Bulletin: I decided to start this interview with the use of the word “underworld.” You first note how Zora Neale Hurston employed the term, then follow with your own response to it. When I see that word—specifically in terms of thinking about Hurston’s life, work, and the personal and professional challenges she encountered—it invokes how, in Homer’s The Odyssey, Odysseus’ journey to the Underworld is one of his many steps towards his return to Ithaca, his home. How might this notion of “home” resonate with your conceptualization of “Black Atlantic religion-making”—a theoretical concept you use to describe the choices made by the interlocutors in your book that undergirded the creation of Black religions?
Greene-Hayes: That’s a really brilliant and beautiful question. I hadn’t invoked the language of home in the book much. But actually, I think the Underworld is almost like a passageway to “the door of no return.” Here, I'm thinking about the Transatlantic Slave Trade. If slavery—the slave ship, the plantation—completely disrupted and transformed people of African descent and our religious cultures, inheritances, ways of being and knowing, if those violent events did their work on us, how might we return to the moment before these disruptions or moments of rupture? The Underworld, to me, is the passageway. It’s a way to invoke the African ancestor in the face of state violence. It’s a way to recover, reclaim, but also reinterpret religious traditions, these African ancient technologies, “rituals of resistance”—as Jason Young might call them—these ways of challenging normative order. The Underworld becomes that passageway.
I don’t want to suggest that my book’s the first to think about these questions.

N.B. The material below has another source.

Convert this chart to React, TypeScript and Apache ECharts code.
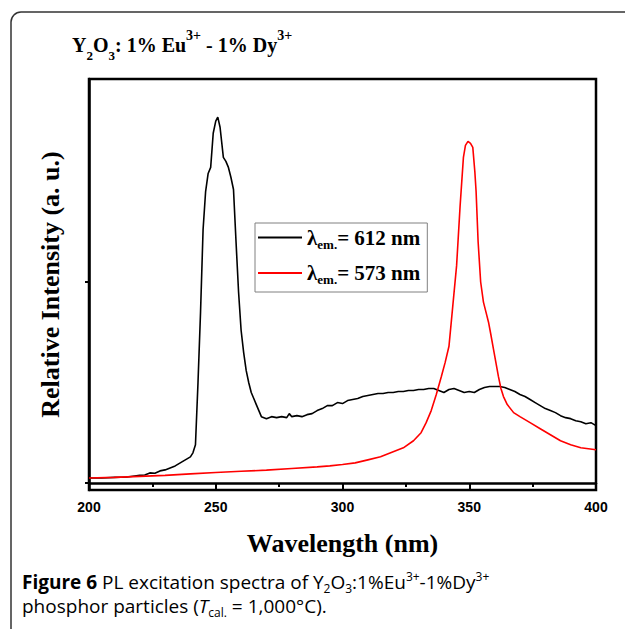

I’m actually deeply informed and shaped and influenced by, of course, Hurston, as the book shows. But also, Albert Raboteau’s notion of slave religion is here and very present in the text. Yvonne Chireau’s notion of “Black Magic” is here in the text. Charles Long, who I cite in the opening epigraph of the book, his notion of the “extra-church” is here. Part of what I wanted to do differently, though, was to move beyond the African American Protestant church as the normative center of Black religion. I think the way to do that is to really pay attention to what Hurston was paying attention to. She was raised by a Baptist preacher, but she ventured outside and beyond Protestantism to think about the wide spectrum of Black religious practice and belief. That was important for me to try to document. I was looking for these people in the archive. I was thinking, there’s no way that everybody was in the church. And even those that are in the church often have one foot in or one foot out.
So, back to your original point about home, I think all of the individuals in the book were searching for some semblance of home at a time when Black people were denied the privilege of home. Legal personhood, property, land, the right to gather, and to assemble. Everybody’s searching for something. And sometimes the search looks different depending on where they land geographically, institutionally. They’re all searching. They were searching for something.

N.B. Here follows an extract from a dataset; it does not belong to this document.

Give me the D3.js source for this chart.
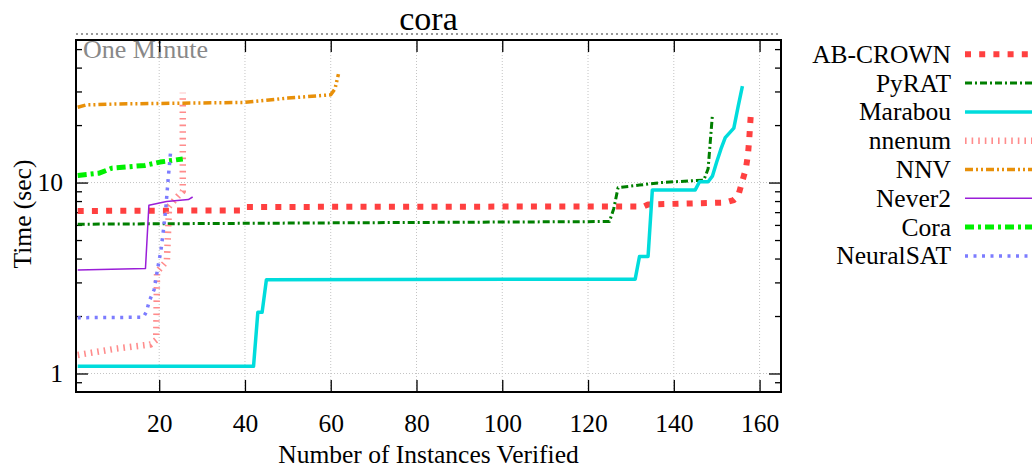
<!DOCTYPE html>
<html><head><meta charset="utf-8">
<script src="https://cdn.jsdelivr.net/npm/d3@7"></script>
<style>
html,body{margin:0;padding:0;background:#fff;}
svg{display:block;font-family:"Liberation Serif","DejaVu Serif",serif;}
</style></head>
<body><svg id="c" width="1032" height="470"></svg>
<script>
// ---- data (x = instances verified, y = time in seconds) ----
const seriesNames = ["AB-CROWN","PyRAT","Marabou","nnenum","NNV","Never2","Cora","NeuralSAT"];
const abcrown = [[1,7.1],[39,7.15],[40,7.45],[133,7.5],[134,7.68],[152,7.85],[154,8.1],[155,8.5],[156,10.2],[156.8,11.8],[157.3,14],[157.6,17],[158,23.5]];
const pyrat = [[1,6.05],[60,6.15],[125,6.25],[126,7.3],[127,9.4],[132,9.7],[137,10.0],[147,10.3],[148,11.8],[149,22.5]];
const marabou = [[1,1.09],[42,1.09],[43,2.09],[44,2.09],[45,3.1],[131,3.12],[132,4.1],[134,4.1],[135,9.15],[145,9.15],[146,10.1],[148,10.1],[149,10.8],[150,12.8],[151,15],[152,17.2],[153,18.2],[154,19.3],[155,25],[156,32]];
const nnenum = [[1,1.25],[10,1.35],[18,1.42],[19.3,1.5],[19.5,3.4],[21.8,3.9],[22.3,7.5],[24.4,8.5],[25.5,9.0],[25.5,29.5]];
const nnv = [[1,24.8],[3,25.5],[10,25.8],[40,26.3],[45,27],[50,27.7],[60,28.8],[61,31],[61.8,37]];
const never2 = [[1,3.48],[16.8,3.55],[17.6,7.6],[21.7,7.95],[26.8,8.15],[27.8,8.4]];
const cora = [[1,10.9],[6,11.2],[9,11.9],[16.7,12.3],[20.2,12.8],[25.5,13.3]];
const neuralsat = [[1,1.96],[16.3,1.97],[17,2.1],[17.7,2.4],[18.8,2.74],[19.6,3.5],[20.4,4.4],[21.1,5.9],[21.6,7.6],[22.1,10.5],[22.7,14.8]];
const xTicks = [20,40,60,80,100,120,140,160];
const yMajor = [1,10];
const yMinor = [0.9,2,3,4,5,6,7,8,9,20,30,40,50];
const oneMinute = 60;
const titleText = "cora";
const xLabel = "Number of Instances Verified";
const yLabel = "Time (sec)";

// ---- styles ----
const styles = [
  {c:"#ff4040", w:6,   d:"6,8.2"},
  {c:"#007f00", w:3,   d:"7,3,2,3"},
  {c:"#00dcdc", w:3.5, d:null},
  {c:"#ff8c8c", w:6.5, d:"1.6,5"},
  {c:"#e8900a", w:3.5, d:"8,3,2,3,2,3"},
  {c:"#9a1ed8", w:1.5, d:null},
  {c:"#00f000", w:5,   d:"9,4,3,4"},
  {c:"#7c7cff", w:3.5, d:"3,5.5"}
];
const data = [abcrown,pyrat,marabou,nnenum,nnv,never2,cora,neuralsat];

const L=76, R=781, T=40, B=392;
const x = d3.scaleLinear().domain([0.6,165]).range([L,R]);
const y = d3.scaleLog().domain([0.8,55.8]).range([B,T]);
const svg = d3.select("#c");
const FS = 25.5;

// grid
const grid = svg.append("g").attr("stroke","#c4c4c4").attr("stroke-width",1).attr("stroke-dasharray","1,2");
grid.selectAll("line.vx").data(xTicks).enter().append("line")
  .attr("x1",d=>x(d)).attr("x2",d=>x(d)).attr("y1",T).attr("y2",B);
grid.selectAll("line.hy").data(yMajor).enter().append("line")
  .attr("x1",L).attr("x2",R).attr("y1",d=>y(d)).attr("y2",d=>y(d));

// one-minute line
svg.append("line").attr("x1",L).attr("x2",R).attr("y1",y(oneMinute)).attr("y2",y(oneMinute))
  .attr("stroke","#999").attr("stroke-width",2).attr("stroke-dasharray","2,3");
svg.append("text").attr("x",L+7).attr("y",T+18).attr("font-size",26).attr("fill","#888").text("One Minute");

// axes
function styleAxis(g){ g.select(".domain").remove(); g.selectAll("line").attr("stroke","#000").attr("stroke-width",1.3);
  g.selectAll("text").attr("font-family","Liberation Serif, DejaVu Serif, serif").attr("font-size",FS).attr("fill","#000"); }
svg.append("g").attr("transform",`translate(0,${B})`)
  .call(d3.axisBottom(x).tickValues(xTicks).tickSizeInner(-12).tickSizeOuter(0).tickPadding(21.5).tickFormat(d3.format("d")))
  .call(styleAxis);
svg.append("g").attr("transform",`translate(0,${T})`)
  .call(d3.axisTop(x).tickValues(xTicks).tickSizeInner(-12).tickSizeOuter(0).tickFormat(""))
  .call(styleAxis);
svg.append("g").attr("transform",`translate(${L},0)`)
  .call(d3.axisLeft(y).tickValues(yMajor).tickSizeInner(-12).tickSizeOuter(0).tickPadding(13).tickFormat(d3.format("d")))
  .call(styleAxis);
svg.append("g").attr("transform",`translate(${L},0)`)
  .call(d3.axisLeft(y).tickValues(yMinor).tickSizeInner(-6).tickSizeOuter(0).tickFormat(""))
  .call(styleAxis);
svg.append("g").attr("transform",`translate(${R},0)`)
  .call(d3.axisRight(y).tickValues(yMajor).tickSizeInner(-12).tickSizeOuter(0).tickFormat(""))
  .call(styleAxis);
svg.append("g").attr("transform",`translate(${R},0)`)
  .call(d3.axisRight(y).tickValues(yMinor).tickSizeInner(-6).tickSizeOuter(0).tickFormat(""))
  .call(styleAxis);

// series
svg.append("defs").append("clipPath").attr("id","pc").append("rect").attr("x",L).attr("y",T).attr("width",R-L).attr("height",B-T);
const line = d3.line().x(d=>x(d[0])).y(d=>y(d[1]));
const sg = svg.append("g").attr("clip-path","url(#pc)");
data.forEach((s,i)=>{
  sg.append("path").datum(s).attr("d",line).attr("fill","none")
    .attr("stroke",styles[i].c).attr("stroke-width",styles[i].w)
    .attr("stroke-dasharray",styles[i].d).attr("stroke-linejoin","round");
});

// border
svg.append("rect").attr("x",L).attr("y",T).attr("width",R-L).attr("height",B-T)
  .attr("fill","none").attr("stroke","#000").attr("stroke-width",2);

// title and labels
svg.append("text").attr("x",(L+R)/2).attr("y",29.5).attr("text-anchor","middle").attr("font-size",34).text(titleText);
svg.append("text").attr("x",(L+R)/2).attr("y",463).attr("text-anchor","middle").attr("font-size",FS).text(xLabel);
svg.append("text").attr("transform","translate(31,214) rotate(-90)").attr("text-anchor","middle").attr("font-size",FS).text(yLabel);

// legend
const lg = svg.append("g");
seriesNames.forEach((n,i)=>{
  const yy = 54.3 + i*28.8;
  lg.append("text").attr("x",951).attr("y",yy).attr("dy","0.33em").attr("text-anchor","end").attr("font-size",FS).text(n);
  lg.append("line").attr("x1",965).attr("x2",1045).attr("y1",yy).attr("y2",yy)
    .attr("stroke",styles[i].c).attr("stroke-width",styles[i].w).attr("stroke-dasharray",styles[i].d);
});
</script></body></html>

Bulletin: That opens up a lot of questions, but I want to reflect first on how you’re framing surveillance because it is a predominant theme in Underworld Work. You begin with a conversation about the policing and surveillance of African Americans following the end of the American Civil War. How does this theme develop throughout your book?

Ahmad Greene-Hayes. Photo by Evgenia Eliseeva
Greene-Hayes: For me, surveillance and policing are so important because I think we sometimes don’t realize the full magnitude of what slavery was and what it did as an institution, as an ideological orientation, as a theological enterprise. Slavery quite literally structured the world as we know it. And so with that, insofar as there are these legal changes that take place—the 13th Amendment, the 14th Amendment, the Emancipation Proclamation—all of these are important legal moments, codifications, but a lot remains the same for Black people’s social, material, economic, and political conditions. You see this when you pay attention to what Black people are saying, whether they be the formerly enslaved or those who are no longer slaves in name but slaves in practice—you have those who are on the chain gang, sharecroppers, domestics, people who are still living on plantations in Louisiana—these are the people in the book. Or they’re moving from plantations into urban centers in the South, such as New Orleans or Atlanta. People start moving about. But the plantation is right there for them. The master class is right there.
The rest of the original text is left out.